The debacle centres on SAA's order for seven B777s and two B747-400s placed last November for deliveries beginning in July 1997. The aircraft order was placed after approval of offset deals worth R110 million ($22 million) each in cash from Boeing and engine supplier Rolls-Royce by the Department of Public Enterprises, under whose jurisdiction SAA falls.
These payments were designed to meet South Africa's complicated counter trade rules set down by the Department of Trade and Industry. But when the DTI came to rubber stamp the engine order, it baulked at the size of cash offer and demanded a further sweetening of the pot. Since the R1 billion order for 22 Trent engines was still awaiting confirmation, the DTI refused to sanction the contract as it brought pressure to bear on Rolls-Royce to increase the offset payments.
The government was warned as long ago as February that further delay in awarding the engine contract could jeopardise the production slots at Boeing.

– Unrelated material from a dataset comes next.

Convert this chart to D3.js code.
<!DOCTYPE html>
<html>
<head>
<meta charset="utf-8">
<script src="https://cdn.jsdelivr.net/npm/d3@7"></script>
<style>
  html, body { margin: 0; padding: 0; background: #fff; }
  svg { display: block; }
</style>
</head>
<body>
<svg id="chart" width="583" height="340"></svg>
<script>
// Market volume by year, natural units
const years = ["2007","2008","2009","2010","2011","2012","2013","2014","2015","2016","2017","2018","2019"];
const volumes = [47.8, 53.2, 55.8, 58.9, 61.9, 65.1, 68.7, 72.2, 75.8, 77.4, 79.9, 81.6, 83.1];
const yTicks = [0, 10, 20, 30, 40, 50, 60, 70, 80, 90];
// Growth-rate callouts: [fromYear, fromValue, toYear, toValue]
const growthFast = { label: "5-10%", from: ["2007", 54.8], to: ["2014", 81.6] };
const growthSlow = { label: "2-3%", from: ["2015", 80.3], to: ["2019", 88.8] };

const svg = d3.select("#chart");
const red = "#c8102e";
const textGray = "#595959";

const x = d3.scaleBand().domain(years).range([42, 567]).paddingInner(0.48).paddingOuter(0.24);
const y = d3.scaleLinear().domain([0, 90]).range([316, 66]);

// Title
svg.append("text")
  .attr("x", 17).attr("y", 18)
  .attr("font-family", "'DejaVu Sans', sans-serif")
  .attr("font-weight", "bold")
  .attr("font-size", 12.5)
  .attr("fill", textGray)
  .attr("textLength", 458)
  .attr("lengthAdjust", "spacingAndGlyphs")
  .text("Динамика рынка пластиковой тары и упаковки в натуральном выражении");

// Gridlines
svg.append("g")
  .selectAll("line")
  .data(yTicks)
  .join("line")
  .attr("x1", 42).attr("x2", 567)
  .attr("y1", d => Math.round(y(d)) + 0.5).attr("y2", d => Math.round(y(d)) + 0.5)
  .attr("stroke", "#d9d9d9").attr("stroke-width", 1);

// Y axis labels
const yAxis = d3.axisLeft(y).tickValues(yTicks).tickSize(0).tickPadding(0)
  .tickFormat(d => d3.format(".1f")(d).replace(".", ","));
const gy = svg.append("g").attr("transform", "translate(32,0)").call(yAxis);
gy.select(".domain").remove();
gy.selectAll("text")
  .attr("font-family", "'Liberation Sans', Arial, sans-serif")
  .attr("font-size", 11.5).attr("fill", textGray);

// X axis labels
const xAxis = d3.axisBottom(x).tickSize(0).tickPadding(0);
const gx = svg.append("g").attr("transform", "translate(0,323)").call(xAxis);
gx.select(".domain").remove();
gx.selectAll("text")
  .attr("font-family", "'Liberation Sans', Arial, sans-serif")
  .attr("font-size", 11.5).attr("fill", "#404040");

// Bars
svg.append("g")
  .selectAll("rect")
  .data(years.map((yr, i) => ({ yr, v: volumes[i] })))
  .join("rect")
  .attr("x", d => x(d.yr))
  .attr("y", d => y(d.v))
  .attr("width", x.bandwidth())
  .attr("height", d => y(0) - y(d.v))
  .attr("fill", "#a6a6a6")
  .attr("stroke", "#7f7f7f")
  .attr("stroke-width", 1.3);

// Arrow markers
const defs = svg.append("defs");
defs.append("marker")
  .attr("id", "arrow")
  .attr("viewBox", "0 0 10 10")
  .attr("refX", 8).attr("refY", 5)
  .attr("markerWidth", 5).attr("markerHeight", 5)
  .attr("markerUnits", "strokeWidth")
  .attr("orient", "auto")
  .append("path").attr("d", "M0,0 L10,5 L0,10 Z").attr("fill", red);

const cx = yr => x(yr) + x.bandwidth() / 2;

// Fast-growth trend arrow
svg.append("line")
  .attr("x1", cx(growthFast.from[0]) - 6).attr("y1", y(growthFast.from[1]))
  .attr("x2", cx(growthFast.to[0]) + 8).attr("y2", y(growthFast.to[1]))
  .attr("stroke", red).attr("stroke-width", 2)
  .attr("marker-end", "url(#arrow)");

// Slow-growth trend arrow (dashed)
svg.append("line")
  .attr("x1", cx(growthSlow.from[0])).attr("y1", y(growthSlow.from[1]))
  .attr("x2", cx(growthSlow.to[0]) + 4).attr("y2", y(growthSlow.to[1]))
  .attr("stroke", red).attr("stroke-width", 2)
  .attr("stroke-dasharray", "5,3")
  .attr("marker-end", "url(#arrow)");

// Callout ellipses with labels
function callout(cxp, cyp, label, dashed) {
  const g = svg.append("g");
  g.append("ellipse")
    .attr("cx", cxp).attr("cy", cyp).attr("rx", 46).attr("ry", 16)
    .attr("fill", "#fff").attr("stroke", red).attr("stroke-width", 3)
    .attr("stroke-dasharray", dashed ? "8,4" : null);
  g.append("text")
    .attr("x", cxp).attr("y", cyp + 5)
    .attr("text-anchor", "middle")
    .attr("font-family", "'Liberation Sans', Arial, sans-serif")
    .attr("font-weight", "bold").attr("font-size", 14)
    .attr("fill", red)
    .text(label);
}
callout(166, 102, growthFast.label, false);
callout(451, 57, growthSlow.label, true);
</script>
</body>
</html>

But Zukile Nomvete, who was appointed by the government in April as director of Transnet, SAA's parent company, requested more time to study the deal after the DTI ruling - time that Boeing did not have.
The US manufacturer confirmed the loss of slots for the first two B777s, pushing them back to November or later, the same month. This could also have a domino effect on the production of the other five B777s, and possibly the two B747s.

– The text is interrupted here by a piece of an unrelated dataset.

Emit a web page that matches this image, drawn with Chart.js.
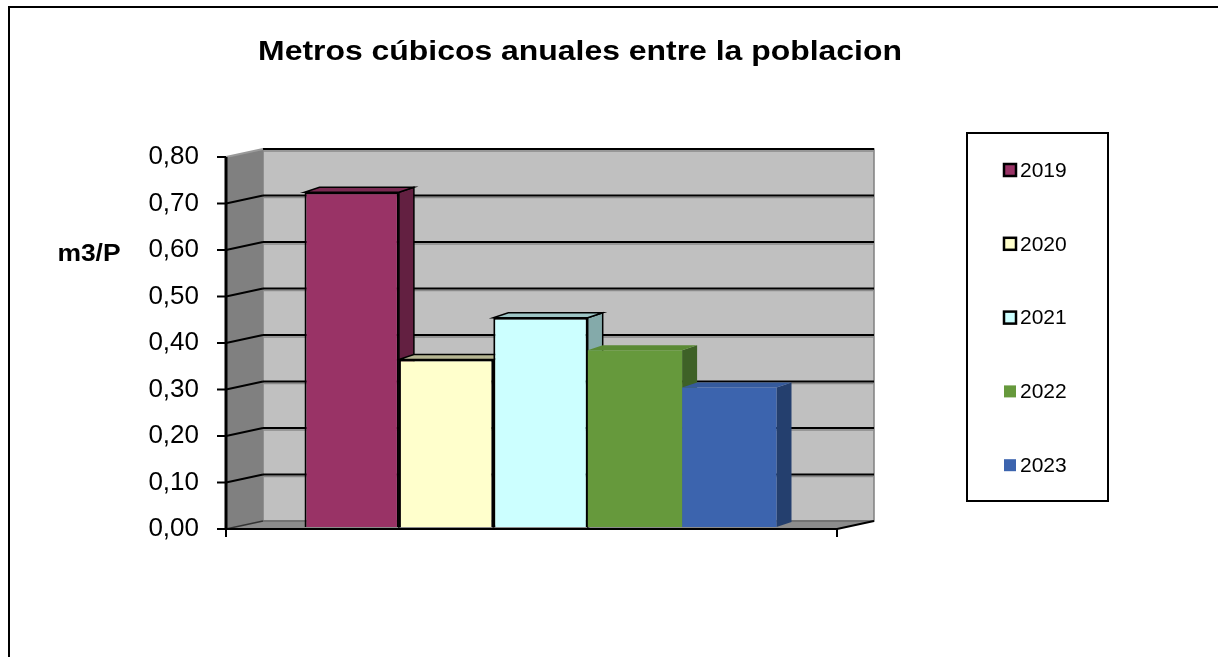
<!DOCTYPE html>
<html>
<head>
<meta charset="utf-8">
<script src="https://cdn.jsdelivr.net/npm/chart.js@4.4.0/dist/chart.umd.min.js"></script>
<style>
  body { margin: 0; background: #fff; }
  canvas { display: block; }
</style>
</head>
<body>
<canvas id="grafico" width="1218" height="657"></canvas>
<script>
// datos del grafico
var categoria = [''];
var anios = ['2019', '2020', '2021', '2022', '2023'];
var valores = [0.72, 0.36, 0.45, 0.38, 0.30];
var etiquetasY = ['0,00', '0,10', '0,20', '0,30', '0,40', '0,50', '0,60', '0,70', '0,80'];
var titulo = 'Metros cúbicos anuales entre la poblacion';
var tituloEje = 'm3/P';

// colores (frente, lado, techo) y borde
var colorFrente = ['#993366', '#FFFFCC', '#CCFFFF', '#66993C', '#3C64AE'];
var colorLado = ['#632041', '#A8A884', '#84AAAA', '#3E6127', '#243F6E'];
var colorTecho = ['#7A2A52', '#B5B592', '#9CC4C4', '#5A8A35', '#355A9C'];
var conBorde = [true, true, true, false, false];

var FUENTE = '"Liberation Sans", Arial, sans-serif';
var DX = 37, DY = -8;      // profundidad de las paredes
var BX = 15, BY = -5;      // profundidad de las barras
var OX = 9, OY = -2;       // posicion de las barras dentro del piso

var textoEstirado = function(ctx, txt, x, y, fuente, esc){
  ctx.save();
  ctx.font = fuente;
  ctx.fillStyle = '#000';
  ctx.textAlign = 'center';
  ctx.textBaseline = 'middle';
  ctx.translate(x, y);
  ctx.scale(esc, 1);
  ctx.fillText(txt, 0, 0);
  ctx.restore();
};

var poligono = function(ctx, pts, relleno, trazo, ancho){
  ctx.beginPath();
  ctx.moveTo(pts[0][0], pts[0][1]);
  for (var i = 1; i < pts.length; i++) ctx.lineTo(pts[i][0], pts[i][1]);
  ctx.closePath();
  if (relleno) { ctx.fillStyle = relleno; ctx.fill(); }
  if (trazo) { ctx.strokeStyle = trazo; ctx.lineWidth = ancho || 1; ctx.stroke(); }
};

var linea = function(ctx, x1, y1, x2, y2, color, ancho){
  ctx.beginPath();
  ctx.moveTo(x1, y1);
  ctx.lineTo(x2, y2);
  ctx.strokeStyle = color;
  ctx.lineWidth = ancho;
  ctx.stroke();
};

//--------------------------------------------------------------------------------------
// efecto 3D estilo excel: paredes, piso, grilla y caras de las barras
//--------------------------------------------------------------------------------------
var efecto3d = {
  id: 'efecto3d',
  beforeDraw: function(chart){
    var ctx = chart.ctx;
    var a = chart.chartArea;
    var ys = chart.scales.y;
    var L = a.left, R = a.right, T = a.top, B = a.bottom;

    ctx.save();
    ctx.fillStyle = '#fff';
    ctx.fillRect(0, 0, chart.width, chart.height);

    // marco
    ctx.fillStyle = '#000';
    ctx.fillRect(8, 6, chart.width - 8, 2);
    ctx.fillRect(8, 6, 2, chart.height - 6);

    // pared del fondo
    poligono(ctx, [[L + DX, T + DY], [R + DX, T + DY], [R + DX, B + DY], [L + DX, B + DY]], '#C0C0C0', '#808080', 1.5);
    // pared lateral
    poligono(ctx, [[L, T], [L + DX, T + DY], [L + DX, B + DY], [L, B]], '#808080');
    // piso
    poligono(ctx, [[L, B], [R, B], [R + DX, B + DY], [L + DX, B + DY]], '#8C8C8C');
    linea(ctx, L + DX, B + DY, R + DX, B + DY, '#6A6A6A', 1.5);
    linea(ctx, L, B, L + DX, B + DY, '#333', 1.5);
    linea(ctx, R, B, R + DX, B + DY, '#000', 2);

    // lineas de grilla
    ys.ticks.forEach(function(t){
      if (t.value <= 0) return;
      var y = ys.getPixelForValue(t.value);
      var ultima = t.value >= ys.max - 1e-9;
      linea(ctx, L + DX, y + DY + 2, R + DX, y + DY + 2, '#8a8a8a', 1.5);
      linea(ctx, L + DX, y + DY, R + DX, y + DY, '#000', 2.2);
      linea(ctx, L, y, L + DX, y + DY, ultima ? '#9a9a9a' : '#000', 2);
    });

    // eje vertical y marcas
    linea(ctx, L, T, L, B + 1, '#000', 3);
    ys.ticks.forEach(function(t){
      var y = ys.getPixelForValue(t.value);
      linea(ctx, L - 9, y, L, y, '#000', 2);
    });
    // eje horizontal
    linea(ctx, L, B, R, B, '#000', 2);
    linea(ctx, L, B, L, B + 8, '#000', 2);
    linea(ctx, R, B, R, B + 8, '#000', 2);
    ctx.restore();
  },
  beforeDatasetsDraw: function(chart){
    var ctx = chart.ctx;
    ctx.save();
    ctx.translate(OX, OY);
    chart.data.datasets.forEach(function(ds, i){
      var el = chart.getDatasetMeta(i).data[0];
      if (!el) return;
      var l = el.x - el.width / 2, r = el.x + el.width / 2;
      var t = el.y, b = el.base;
      var trazo = conBorde[i] ? '#000' : null;
      poligono(ctx, [[r, t], [r + BX, t + BY], [r + BX, b + BY], [r, b]], colorLado[i], trazo, 1.5);
      poligono(ctx, [[l, t], [r, t], [r + BX, t + BY], [l + BX, t + BY]], colorTecho[i], trazo, 1.5);
    });
  },
  afterDatasetsDraw: function(chart){
    chart.ctx.restore();
  },
  afterDraw: function(chart){
    var ctx = chart.ctx;
    textoEstirado(ctx, titulo, 580, 52, 'bold 28px ' + FUENTE, 1.14);
    textoEstirado(ctx, tituloEje, 89, 255, 'bold 23px ' + FUENTE, 1.15);

    // leyenda
    ctx.save();
    ctx.strokeStyle = '#000';
    ctx.lineWidth = 2;
    ctx.strokeRect(967, 133, 141, 368);
    ctx.font = '21px ' + FUENTE;
    ctx.textBaseline = 'middle';
    ctx.textAlign = 'left';
    chart.data.datasets.forEach(function(ds, i){
      var y = 170 + i * 73.8;
      ctx.fillStyle = colorFrente[i];
      ctx.fillRect(1004, y - 6, 12, 12);
      if (conBorde[i]) {
        ctx.lineWidth = 2.5;
        ctx.strokeRect(1004, y - 6, 12, 12);
      }
      ctx.fillStyle = '#000';
      ctx.fillText(ds.label, 1020, y + 1);
    });
    ctx.restore();
  }
};

var ctx = document.getElementById('grafico').getContext('2d');
var grafico = new Chart(ctx, {
  type: 'bar',
  data: {
    labels: categoria,
    datasets: anios.map(function(anio, i){
      return {
        label: anio,
        data: [valores[i]],
        backgroundColor: colorFrente[i],
        borderColor: '#000',
        borderWidth: conBorde[i] ? 2 : 0,
        categoryPercentage: 0.7725,
        barPercentage: 1
      };
    })
  },
  options: {
    responsive: false,
    animation: false,
    layout: { padding: { left: 0, top: 157, right: 381, bottom: 128 } },
    plugins: {
      legend: { display: false },
      title: { display: false },
      tooltip: { enabled: false }
    },
    scales: {
      x: { display: false },
      y: {
        min: 0,
        max: 0.8,
        afterFit: function(s){ s.width = 226; },
        grid: { display: false },
        border: { display: false },
        ticks: {
          stepSize: 0.1,
          padding: 19,
          color: '#000',
          font: { family: FUENTE, size: 26 },
          callback: function(v, i){ return etiquetasY[i]; }
        }
      }
    }
  },
  plugins: [efecto3d]
});
</script>
</body>
</html>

More galling for the carrier is the increasing cost of the order. Since mid-February, when the engine contract should have been announced, the rand has depreciated by more than 17 per cent against the dollar. As the unit price was not fixed at the time of the order, there is speculation that production costs could rise by 20 per cent or R700 million ($160 million).

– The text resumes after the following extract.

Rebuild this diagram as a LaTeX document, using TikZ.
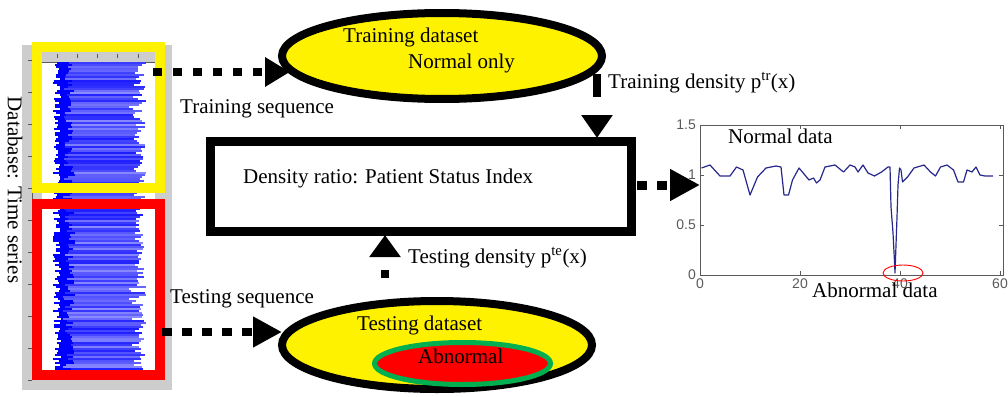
\documentclass[tikz,border=0pt]{standalone}
\usepackage{fontspec}
\setmainfont{Liberation Serif}
\newfontfamily\plotfont{Liberation Sans}
\usetikzlibrary{arrows.meta,shapes.geometric}
\definecolor{sigblue}{RGB}{40,40,140}
\definecolor{tickgray}{RGB}{90,90,90}
\definecolor{panelgray}{RGB}{205,205,205}
\definecolor{mygreen}{RGB}{0,176,80}
\begin{document}
\begin{tikzpicture}[x=1pt,y=-1pt,
  lbl/.style={anchor=base west,inner sep=0pt,font=\fontsize{21}{24}\selectfont},
  ticklbl/.style={inner sep=0pt,font=\plotfont\fontsize{14}{16}\selectfont,text=tickgray},
  dotline/.style={line width=8pt},
  blockline/.style={draw=black,line width=9pt}]
\useasboundingbox (0,0) rectangle (1008,396);

% ---------- left time-series panel ----------
\fill[panelgray] (22,45) rectangle (172,390);
\fill[white] (42,62) rectangle (155,378);
\draw[tickgray,line width=0.8pt] (42,62) -- (155,62);
\draw[tickgray,line width=0.8pt] (32,62) -- (32,380);
\foreach \yy in {60,92,...,380}{\draw[tickgray,line width=0.8pt] (28,\yy) -- (32,\yy);}
\foreach \xx in {57,77,97,117,138}{\draw[tickgray,line width=0.6pt] (\xx,54) -- (\xx,58);}
\pgfmathsetseed{5}
\foreach \yy in {63,65,...,377}{
  \pgfmathsetmacro{\xa}{53+8*rnd}
  \pgfmathsetmacro{\xb}{147-14*rnd*rnd-8*rnd}
  \pgfmathsetmacro{\xc}{63+12*rnd}
  \pgfmathtruncatemacro{\pc}{45+45*rnd}
  \draw[blue!\pc,line width=2pt] (\xa,\yy) -- (\xb,\yy);
  \draw[blue,line width=2pt] (\xa,\yy) -- (\xc,\yy);
}
\node[rotate=-90,inner sep=0pt,font=\fontsize{21}{24}\selectfont] (db) at (15,190) {Database: Time series};
\node[draw=yellow,line width=10pt,minimum width=123pt,minimum height=141pt,inner sep=0pt] (trbox) at (98.5,117.5) {};
\node[draw=red,line width=10pt,minimum width=123pt,minimum height=171pt,inner sep=0pt] (tebox) at (98.5,289.5) {};

% ---------- ellipses ----------
\node[ellipse,draw,line width=8pt,fill=yellow,minimum width=320pt,minimum height=86pt,inner sep=0pt] (trainE) at (442,56) {};
\node[lbl] (trt1) at (343,43) {Training dataset};
\node[lbl] (trt2) at (408,68) {Normal only};

\node[ellipse,draw,line width=8pt,fill=yellow,minimum width=310pt,minimum height=88pt,inner sep=0pt] (testE) at (437,345) {};
\node[ellipse,draw=mygreen,line width=5pt,fill=red,minimum width=176pt,minimum height=42pt,inner sep=0pt] (abE) at (462.5,363.5) {};
\node[lbl] (tet1) at (357,330) {Testing dataset};
\node[lbl] (tet2) at (418,363) {Abnormal};

% ---------- density ratio block ----------
\node[blockline,minimum width=421pt,minimum height=90pt,inner sep=0pt] (dr) at (420.5,186) {};
\node[lbl] (drt) at (243,183) {Density ratio: Patient Status Index};

% ---------- connectors ----------
\coordinate (c1a) at (153,72);
\coordinate (c1b) at (290,72);
\draw[dotline,dash pattern=on 9pt off 11pt,-{Triangle[length=25pt,width=28pt]}] (c1a) -- (c1b);
\node[lbl] (tseq) at (180,113) {Training sequence};

\coordinate (c2a) at (162,332);
\coordinate (c2b) at (282,332);
\draw[dotline,dash pattern=on 10pt off 10pt,-{Triangle[length=29pt,width=29pt]}] (c2a) -- (c2b);
\node[lbl] (teseq) at (170,303) {Testing sequence};

\coordinate (c3a) at (597,74);
\coordinate (c3b) at (597,138);
\draw[dotline,dash pattern=on 23pt off 40pt,-{Triangle[length=23pt,width=30pt]}] (c3a) -- (c3b);
\node[lbl] (trd) at (608,88) {Training density p\textsuperscript{tr}(x)};

\coordinate (c4a) at (385,278);
\coordinate (c4b) at (385,235);
\draw[dotline,dash pattern=on 8pt off 40pt,-{Triangle[length=22pt,width=30pt]}] (c4a) -- (c4b);
\node[lbl] (ted) at (408,263) {Testing density p\textsuperscript{te}(x)};

\coordinate (c5a) at (637,185);
\coordinate (c5b) at (700,185);
\draw[line width=9pt,dash pattern=on 10pt off 10pt,-{Triangle[length=30pt,width=30pt]}] (c5a) -- (c5b);

% ---------- right plot ----------
\draw[tickgray,line width=0.8pt] (700,125) rectangle (1003,275);
\foreach \yy/\lab in {125/1.5,175/1,225/0.5,275/0}{
  \draw[tickgray,line width=0.8pt] (700,\yy) -- (704,\yy) (1003,\yy) -- (999,\yy);
  \node[ticklbl,anchor=east] at (696,\yy) {\lab};
}
\foreach \xx/\lab in {700/0,800/20,900/40,1000/60}{
  \draw[tickgray,line width=0.8pt] (\xx,275) -- (\xx,271) (\xx,125) -- (\xx,129);
  \node[ticklbl,anchor=north] at (\xx,279) {\lab};
}
\draw[sigblue,line width=1.2pt,line join=round]
 (701.5,168) -- (710,165) -- (720,176) -- (730,176) -- (736.5,167) -- (743,170) -- (750,195) -- (757.5,177) -- (766,168) -- (776,166) -- (781,167) -- (784,195) -- (788.5,195) -- (792.5,180) -- (799,168) -- (809,180) -- (813.5,178) -- (816.5,183) -- (820,180) -- (825,167) -- (835,165) -- (843.5,172) -- (850,165) -- (855,167) -- (858,172) -- (863,165) -- (868,173) -- (874.5,176) -- (881.5,172) -- (888,167) -- (890,167) -- (891,207) -- (893,233) -- (894.5,262) -- (895,273) -- (897,217) -- (898,185) -- (899.5,168) -- (901,170) -- (902.5,182) -- (907.5,177) -- (914,168) -- (924,165) -- (930.5,172) -- (935.5,176) -- (940.5,167) -- (947,165) -- (953.5,170) -- (958,182) -- (963.5,182) -- (967,170) -- (972,172) -- (976,167) -- (980,175) -- (985,176) -- (993,176);
\draw[red,line width=0.9pt] (903,273) ellipse [x radius=20pt,y radius=8pt];
\node[lbl] (nd) at (728,143) {Normal data};
\node[lbl] (ad) at (812,297) {Abnormal data};
\end{tikzpicture}
\end{document}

The Boeing contract includes an inflation correction of 1 per cent for every three to four months of delay, and SAA may also have to pay production line disruption penalties.
On top of this comes the loss to the carrier of revenue that the new aircraft would have generated on routes suffering capacity shortages and new destinations. 'This is a classic case of being penny wise, pound foolish,' an industry source observes. The carrier is desperately short of aircraft to service high density routes, as well as 16 planned new services to Africa, the Middle East and Far East, the US and Europe.
Boeing stresses that the airframe contract is cut and dried and Rolls-Royce refuses to elaborate. SAA's management is silent on developments, or lack of them, probably for fear of embarrassing or antagonising the new executive structure at Transnet.
The complicated set of counter trade rules, set down by the Department of Trade and Industry, is open to various interpretations, according to aviation sources. In the case of SAA the deal, worth R3.5 billion ($795 million), required a counter trade commitment of 80 per cent of total contract value, or R2.8 billion ($636 million). Boeing says it was informed that it must agree to a R110 million offset.